Saturday, December 31, 2005

Inventory Tracking Refrigerator


Tracking inventory of groceries in the house and making weekly shopping lists is not a suitable task for a human being. Sure, one can do it, but it's repetitive, boring and inefficient. I want my fridge to do it for me.




If my fridge had a barcode scanner and a touchscreen, I could scan items as I use them or restock them. The fridge could keep track of what I have, what I use, how quickly I use certain items, etc.




When it comes time to make my grocery list, the fridge should be able to tell me what I've run out of by generating a shopping list. I could then download that shopping list into SplashShopper on my Palm Pilot, add any atypical items and go shopping.

Tuesday, December 20, 2005

Guards in Perl


As is trendy for Perl hackers these days, I've been learning the functional programming language Haskell. When learning Standard ML in college it impressed me with its brevity and new view on programming. However, the course completed with nary a practical application and I left thinking that it was just a research language. A few years later, I tried my hand at Scheme while attempting to customize some reports in GnoTime. I quit after failing to get the templates generating the content I wanted. Now that I've seen some useful applications written in Haskell, I decided to give functional programming another shot.

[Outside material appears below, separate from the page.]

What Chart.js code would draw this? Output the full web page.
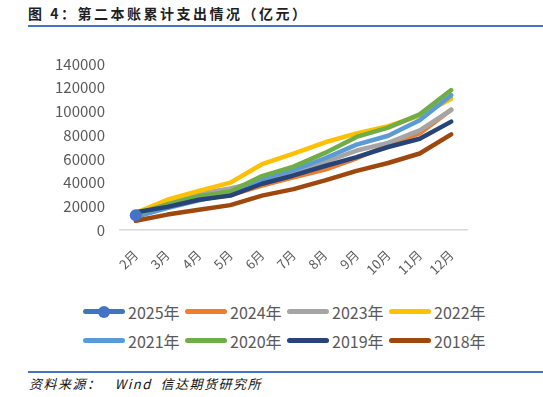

I'm using Simon Thompson's Haskell: The Craft of Functional Programming as my text. I'm only through the first three chapters, but so far it has clearly explained the concepts and provided practical examples and exercises.




As I worked through some of the exercises with guards, I realized that I had been doing this same thing in Perl for a long time. Haskell's syntax is cleaner with less repetition, but the concept is the same. It's quite obvious, but here are three sample functions which demonstrate guards in Perl and a sample in Haskell for comparison. The function compares two integers and returns -1 if the first is less than the second, 1 if the first is greater than the second and 0 otherwise. Ignore the fact that Perl's <=> operator does this job already.



Haskell



compare :: Int -> Int -> Int
compare a b
| a > b = 1
| a == b = 0
| otherwise = -1


Perl 5



sub compare {
my ($a, $b) = @_;
return 1 if $a > $b;
return 0 if $a == $b;
return -1;
}


Perl 6



sub compare(Int $a, Int $b) returns Int {
return 1 if $a > $b;
return 0 if $a == $b;
return -1;
}

Friday, December 09, 2005

PDA stylus sensor


I've had a Palm Tungsten T for about two and a half years. I generally adapt myself to the quirks of particular hardware, but the steps to open the Tungsten, getting it ready for input, still annoy me.




  1. Remove the screen cover

  2. Slide the button pad downwards (or push the power button)

  3. Depress the stylus so that it will pop out

  4. Extract the stylus




Sometimes I can get the spring in the stylus to pop the stylus out of the slot. That eliminates one step, but it's still too many. When I can't get the stylus to jump for me, the extra extraction step becomes that much more annoying. I originally liked the slide-out button pad because it made the device more compact. Now I would trade the compact size for one less step when opening the device. I think that the proper solution is to add sensors to the Palm.




One approach is to put a sensor in the stylus well so that the Palm can determine when I have removed the stylus. That reduces the steps to




  1. Remove screen cover

  2. Remove stylus




Another approach is to attach a sensor to the screen cover. That reduces the open operation to the same steps as with a stylus sensor. Or, if I'm doing some quick finger tapping, there's only one step.




For my next PDA purchase, I'm going to put more weight on the steps to open factor. As an aside, I think PDAs should have many more built in sensors. Some examples:




  • thermometer

  • barometer

  • accelerometer

  • GPS




Use cases for those sensors will have to wait for another blog post.